DIGITAL AGENDA FOR EUROPE: NETWORK TECHNOLOGIES

Network technologies are at the core of telecommunications and the Internet infrastructure. Copper cables, fibre optics, satellites, wireless cellular systems are few examples of such technologies helping us to connect to each other. 

The European Commission is funding research that enables these technologies to offer us an Internet for the future, where people, content, clouds and things will be connected. 

The EU Framework Programme 7 (FP7) invests €100 million a year into research in network technologies. It supports value creation in Europe in the communications network domain. EU industrial players are recognised market leaders: 7 out of the 10 largest telecom operators (British Telecom, Deutsche Telekom, Orange, Telecom Italia, Telefonica, Telenor, and Vodafone), as well as the world’s major telecom manufacturers (Alcatel‐Lucent, Ericsson, Nokia, and Nokia Siemens Networks) have their headquarters and origins in Europe. Since the FP7 programme started in 2007, 127 networking projects have received about €560 million in EU funding; this is the highest share of the ICT FP7 Thematic Priority, which amounts for €9 billion over the seven years of the programme's duration (2007-2013). 

The diagram below shows how EU funding for Network Technologies is attributed.
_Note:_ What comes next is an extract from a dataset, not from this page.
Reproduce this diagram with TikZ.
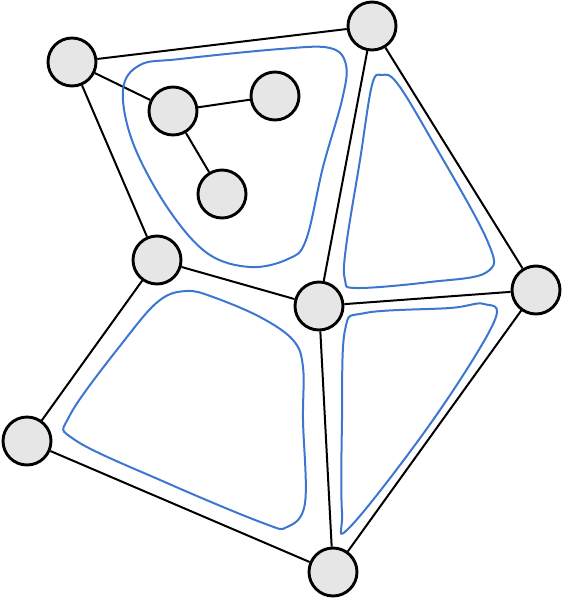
\documentclass[tikz,border=0pt]{standalone}
\usetikzlibrary{shapes,backgrounds}

\definecolor{ringblue}{RGB}{60,118,208}
\definecolor{vertexgray}{RGB}{230,230,230}

\begin{document}
\begin{tikzpicture}[
x=1pt, y=-1pt,
vertex/.style={circle, draw=black, line width=2.9pt, fill=vertexgray, minimum size=48pt, inner sep=0pt},
link/.style={draw=black, line width=2pt},
facering/.style={draw=ringblue, line width=2pt},
]
\useasboundingbox (0,0) rectangle (562,600);

% faces
\draw[facering] plot[smooth cycle, tension=0.6] coordinates {
  (123,90) (140,65) (180,59) (280,49) (330,48) (346,65) (342,100) (323,167) (306,240)
  (288,259) (250,267) (207,253) (167,207) (133,143)};
\draw[facering] plot[smooth cycle, tension=0.6] coordinates {
  (372,85) (382,75) (397,83) (430,137) (487,240) (487,272) (430,282)
  (357,288) (345,280) (346,247) (360,160)};
\draw[facering] plot[smooth cycle, tension=0.6] coordinates {
  (160,300) (187,291) (213,297) (260,317) (293,340) (303,367) (303,420) (305,503) (287,527)
  (263,523) (167,483) (75,440) (70,415) (127,337)};
\draw[facering] plot[smooth cycle, tension=0.6] coordinates {
  (345,330) (365,313) (450,308) (484,304) (494,322) (433,420) (350,527) (342,512) (342,420)};

% vertices
\node[vertex] (a) at (72,62) {};
\node[vertex] (b) at (372,26) {};
\node[vertex] (c) at (173,111) {};
\node[vertex] (d) at (275,96) {};
\node[vertex] (e) at (222,194) {};
\node[vertex] (f) at (157,260) {};
\node[vertex] (g) at (319,306) {};
\node[vertex] (h) at (536,290) {};
\node[vertex] (i) at (27,441) {};
\node[vertex] (j) at (333,572) {};

% edges
\begin{scope}[on background layer]
\draw[link] (a) -- (b);
\draw[link] (a) -- (c);
\draw[link] (a) -- (f);
\draw[link] (c) -- (d);
\draw[link] (c) -- (e);
\draw[link] (b) -- (g);
\draw[link] (b) -- (h);
\draw[link] (f) -- (g);
\draw[link] (g) -- (h);
\draw[link] (f) -- (i);
\draw[link] (g) -- (j);
\draw[link] (i) -- (j);
\draw[link] (h) -- (j);
\end{scope}

\end{tikzpicture}
\end{document}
Past EU networks research investments led to the setting up of a truly European networking research community and pole of excellence. In the mobile communications area for example, many of the basic concepts and technologies used in the current third-generation (3G) 'Universal Mobile Telecom System' (UMTS) standards and the newer very high-rate fourth-generation (4G) 'Long-Term Evolution' standard have been developed with strong support from the EU research ICT programme. 

Indeed, the EU long-term research support has been instrumental to share risks with industry for network technologies, whose development cycle is on average ten years. In the future, network technology reserch findings can create big economic opportunities for EU businesses to grasp: the world market for advanced network equipment is of €300 billion a year. Technologies such as Cloud Computing, the Internet of Things (IoT) & Machine-to-Machine (M2M) Communications are also very promising both as ladders of competitiveness and as sources of novel usages. 

Looking further, beyond the ICT sector, tremendous opportunities also exist in cross-sector links with industries such as Energy, Transport and Health.